Common sources of unwanted line breaks
- PDF extraction.PDFs don't store line breaks the way text does. Copy-pasting from PDFs adds a line break at every visual line, even if it's mid-sentence. Remove all breaks to restore readable prose.
- Email and forum posts. Email clients wrap at fixed widths (often 76 or 80 characters). When quoted or forwarded, soft wraps become hard breaks. Remove all breaks to unwrap quoted text.
- Web scraping and copying. Web browsers reflow text visually; copying adds breaks at the displayed line width. The source might be one paragraph; your clipboard has 20 lines. Clean it with this tool.
- Code formatting and linting.Editors may enforce line length limits, adding breaks at column 80 or 120. Before committing, trailing spaces trigger linter errors. Use "Remove Trailing Whitespace" to fix.
- Cross-platform line ending issues. Windows uses CRLF (carriage return + line feed); Unix uses LF; old Macs used CR. Converting files between systems creates mixed line endings. This tool normalizes them invisibly.
Frequently asked questions
What's the difference between removing all breaks vs. double breaks?
"Remove All" joins every line into one paragraph, destroying paragraph structure. Use it to unwrap single-wrapped text (like from a PDF). "Remove Double" keeps intentional paragraph breaks (separated by blank lines) while removing accidental single breaks. Use it to clean emails or quoted text while preserving structure.

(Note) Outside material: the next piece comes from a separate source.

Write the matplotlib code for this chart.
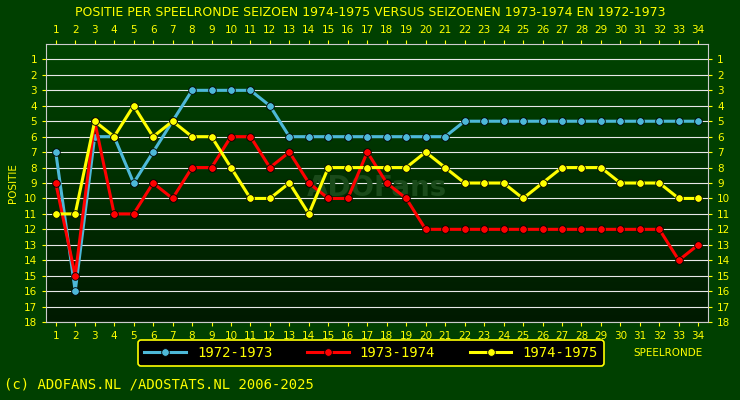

Why would I want to remove only trailing whitespace?
Trailing spaces are invisible but cause problems: linters complain, Git diffs show spurious changes, and some systems treat them as significant. Removing them cleans files without altering visible content. Useful for code, scripts, and configuration files before committing.
Does this tool handle different line break types (CRLF vs. LF)?
Yes. The tool recognizes both Windows (CRLF) and Unix (LF) line breaks and handles them uniformly. You don't need to worry about platform differences; a line is a line regardless of the underlying character code.
Can I undo changes if I remove too much?
Always paste into this tool first; the original stays in your clipboard. If you remove all breaks and want to restore them, copy your output into a text editor and manually reformat, or re-paste the original and try a gentler option like "Remove Double Breaks" instead.